§ **Requirements**
Find, in the records below, the line that contains "Emit a web page" and the line that contains "const trend = trendX.map((x, i)". Copy those two lines and everything between them exactly, but not the pictures.

§ **Record extracts**
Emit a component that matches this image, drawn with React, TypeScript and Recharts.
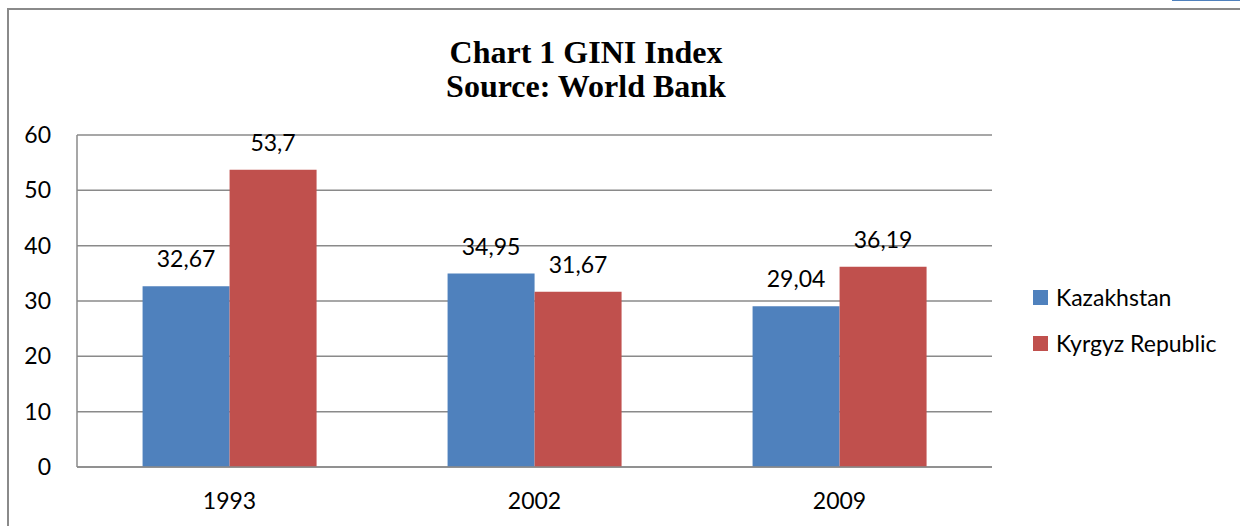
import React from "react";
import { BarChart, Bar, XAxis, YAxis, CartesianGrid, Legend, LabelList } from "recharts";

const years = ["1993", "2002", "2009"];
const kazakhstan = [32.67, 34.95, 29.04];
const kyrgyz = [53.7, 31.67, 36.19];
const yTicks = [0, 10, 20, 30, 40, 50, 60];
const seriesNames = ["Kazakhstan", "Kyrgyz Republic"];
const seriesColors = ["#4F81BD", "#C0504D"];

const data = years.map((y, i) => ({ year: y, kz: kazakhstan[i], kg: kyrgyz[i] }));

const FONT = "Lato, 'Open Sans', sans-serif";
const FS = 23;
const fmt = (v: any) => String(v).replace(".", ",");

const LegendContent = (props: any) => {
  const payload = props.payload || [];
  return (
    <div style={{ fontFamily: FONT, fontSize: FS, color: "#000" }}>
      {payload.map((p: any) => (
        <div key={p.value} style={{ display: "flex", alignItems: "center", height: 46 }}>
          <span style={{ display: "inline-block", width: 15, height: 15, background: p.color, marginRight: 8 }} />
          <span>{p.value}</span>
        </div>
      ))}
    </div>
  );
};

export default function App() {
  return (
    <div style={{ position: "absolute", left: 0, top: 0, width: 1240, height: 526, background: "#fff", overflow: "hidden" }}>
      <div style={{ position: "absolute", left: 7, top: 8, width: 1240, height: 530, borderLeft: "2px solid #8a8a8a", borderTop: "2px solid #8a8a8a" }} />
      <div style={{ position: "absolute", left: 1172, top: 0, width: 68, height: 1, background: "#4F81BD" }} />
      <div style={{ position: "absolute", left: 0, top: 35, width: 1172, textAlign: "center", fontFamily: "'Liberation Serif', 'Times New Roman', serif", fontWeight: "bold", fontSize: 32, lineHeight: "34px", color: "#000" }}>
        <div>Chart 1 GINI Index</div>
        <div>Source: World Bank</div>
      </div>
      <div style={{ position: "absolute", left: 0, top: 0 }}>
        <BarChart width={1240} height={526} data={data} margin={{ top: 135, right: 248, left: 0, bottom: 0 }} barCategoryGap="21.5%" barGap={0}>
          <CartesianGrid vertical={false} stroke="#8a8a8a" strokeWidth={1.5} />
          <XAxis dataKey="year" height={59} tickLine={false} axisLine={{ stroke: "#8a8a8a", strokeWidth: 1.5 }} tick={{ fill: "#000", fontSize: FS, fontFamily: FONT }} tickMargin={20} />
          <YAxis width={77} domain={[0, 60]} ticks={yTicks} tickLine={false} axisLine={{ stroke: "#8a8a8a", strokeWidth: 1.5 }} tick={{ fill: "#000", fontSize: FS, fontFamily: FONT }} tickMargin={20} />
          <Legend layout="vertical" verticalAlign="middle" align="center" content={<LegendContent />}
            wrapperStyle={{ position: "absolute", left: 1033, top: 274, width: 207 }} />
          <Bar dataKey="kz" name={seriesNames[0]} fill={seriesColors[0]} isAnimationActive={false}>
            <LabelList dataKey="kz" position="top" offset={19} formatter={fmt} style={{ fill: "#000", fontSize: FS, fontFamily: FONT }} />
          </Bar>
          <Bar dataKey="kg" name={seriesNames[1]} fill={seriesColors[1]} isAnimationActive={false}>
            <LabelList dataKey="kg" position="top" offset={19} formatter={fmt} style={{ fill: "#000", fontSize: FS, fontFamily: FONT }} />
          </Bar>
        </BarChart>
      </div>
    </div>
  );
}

* * *

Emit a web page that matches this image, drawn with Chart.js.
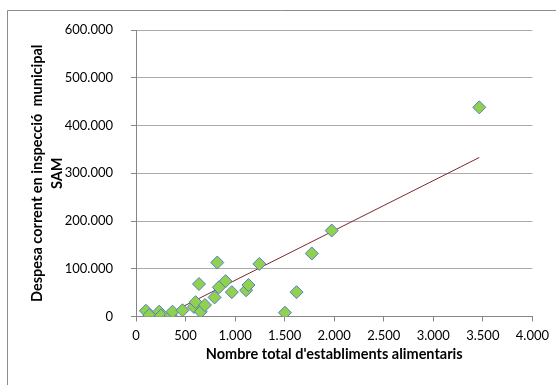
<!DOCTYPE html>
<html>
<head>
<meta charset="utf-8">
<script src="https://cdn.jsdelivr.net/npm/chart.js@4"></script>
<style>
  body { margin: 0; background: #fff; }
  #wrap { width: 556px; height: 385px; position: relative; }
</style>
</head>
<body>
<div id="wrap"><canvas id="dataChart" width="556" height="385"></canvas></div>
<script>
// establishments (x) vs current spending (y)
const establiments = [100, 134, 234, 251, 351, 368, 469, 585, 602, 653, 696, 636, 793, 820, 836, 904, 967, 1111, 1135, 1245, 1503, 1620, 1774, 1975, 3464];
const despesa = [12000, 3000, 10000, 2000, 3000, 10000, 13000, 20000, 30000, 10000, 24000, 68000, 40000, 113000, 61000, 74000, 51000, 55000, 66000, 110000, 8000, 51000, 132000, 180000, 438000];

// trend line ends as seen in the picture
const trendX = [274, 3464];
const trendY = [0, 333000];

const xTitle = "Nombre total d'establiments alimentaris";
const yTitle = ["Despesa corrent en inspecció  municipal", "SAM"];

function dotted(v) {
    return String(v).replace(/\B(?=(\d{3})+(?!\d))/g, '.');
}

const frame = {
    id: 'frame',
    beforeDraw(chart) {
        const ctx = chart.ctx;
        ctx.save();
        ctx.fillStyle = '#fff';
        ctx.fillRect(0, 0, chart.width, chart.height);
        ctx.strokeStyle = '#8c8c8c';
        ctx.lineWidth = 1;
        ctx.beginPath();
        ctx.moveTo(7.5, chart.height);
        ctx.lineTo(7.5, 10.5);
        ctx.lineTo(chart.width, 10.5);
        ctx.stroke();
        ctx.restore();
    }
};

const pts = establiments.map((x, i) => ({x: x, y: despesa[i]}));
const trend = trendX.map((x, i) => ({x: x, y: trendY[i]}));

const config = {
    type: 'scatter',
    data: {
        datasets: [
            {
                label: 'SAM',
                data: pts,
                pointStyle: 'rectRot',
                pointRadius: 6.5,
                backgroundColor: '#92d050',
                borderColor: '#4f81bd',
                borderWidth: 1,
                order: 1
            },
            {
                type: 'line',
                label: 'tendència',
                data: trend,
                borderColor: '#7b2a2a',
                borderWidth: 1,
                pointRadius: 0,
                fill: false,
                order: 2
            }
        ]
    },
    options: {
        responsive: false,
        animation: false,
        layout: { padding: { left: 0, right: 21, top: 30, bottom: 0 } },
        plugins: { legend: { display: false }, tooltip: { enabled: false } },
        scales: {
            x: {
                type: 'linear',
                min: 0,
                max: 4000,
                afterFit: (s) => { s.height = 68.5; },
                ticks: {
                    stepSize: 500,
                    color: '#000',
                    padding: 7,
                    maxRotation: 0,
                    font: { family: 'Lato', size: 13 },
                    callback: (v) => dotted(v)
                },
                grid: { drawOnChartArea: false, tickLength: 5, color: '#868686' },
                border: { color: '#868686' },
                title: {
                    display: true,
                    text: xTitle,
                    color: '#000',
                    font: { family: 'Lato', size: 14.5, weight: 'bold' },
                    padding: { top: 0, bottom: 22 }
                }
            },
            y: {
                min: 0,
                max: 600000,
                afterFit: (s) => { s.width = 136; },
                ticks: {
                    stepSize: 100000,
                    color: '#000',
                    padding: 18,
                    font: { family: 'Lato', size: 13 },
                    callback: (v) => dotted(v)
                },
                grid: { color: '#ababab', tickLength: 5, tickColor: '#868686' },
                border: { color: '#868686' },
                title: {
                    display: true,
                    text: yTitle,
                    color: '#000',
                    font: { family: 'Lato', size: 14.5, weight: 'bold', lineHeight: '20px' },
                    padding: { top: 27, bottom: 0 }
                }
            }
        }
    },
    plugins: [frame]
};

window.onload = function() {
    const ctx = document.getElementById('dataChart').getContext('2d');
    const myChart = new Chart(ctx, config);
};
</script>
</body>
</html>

§ **Full answer**
Emit a web page that matches this image, drawn with Chart.js.
<!DOCTYPE html>
<html>
<head>
<meta charset="utf-8">
<script src="https://cdn.jsdelivr.net/npm/chart.js@4"></script>
<style>
  body { margin: 0; background: #fff; }
  #wrap { width: 556px; height: 385px; position: relative; }
</style>
</head>
<body>
<div id="wrap"><canvas id="dataChart" width="556" height="385"></canvas></div>
<script>
// establishments (x) vs current spending (y)
const establiments = [100, 134, 234, 251, 351, 368, 469, 585, 602, 653, 696, 636, 793, 820, 836, 904, 967, 1111, 1135, 1245, 1503, 1620, 1774, 1975, 3464];
const despesa = [12000, 3000, 10000, 2000, 3000, 10000, 13000, 20000, 30000, 10000, 24000, 68000, 40000, 113000, 61000, 74000, 51000, 55000, 66000, 110000, 8000, 51000, 132000, 180000, 438000];

// trend line ends as seen in the picture
const trendX = [274, 3464];
const trendY = [0, 333000];

const xTitle = "Nombre total d'establiments alimentaris";
const yTitle = ["Despesa corrent en inspecció  municipal", "SAM"];

function dotted(v) {
    return String(v).replace(/\B(?=(\d{3})+(?!\d))/g, '.');
}

const frame = {
    id: 'frame',
    beforeDraw(chart) {
        const ctx = chart.ctx;
        ctx.save();
        ctx.fillStyle = '#fff';
        ctx.fillRect(0, 0, chart.width, chart.height);
        ctx.strokeStyle = '#8c8c8c';
        ctx.lineWidth = 1;
        ctx.beginPath();
        ctx.moveTo(7.5, chart.height);
        ctx.lineTo(7.5, 10.5);
        ctx.lineTo(chart.width, 10.5);
        ctx.stroke();
        ctx.restore();
    }
};

const pts = establiments.map((x, i) => ({x: x, y: despesa[i]}));
const trend = trendX.map((x, i) => ({x: x, y: trendY[i]}));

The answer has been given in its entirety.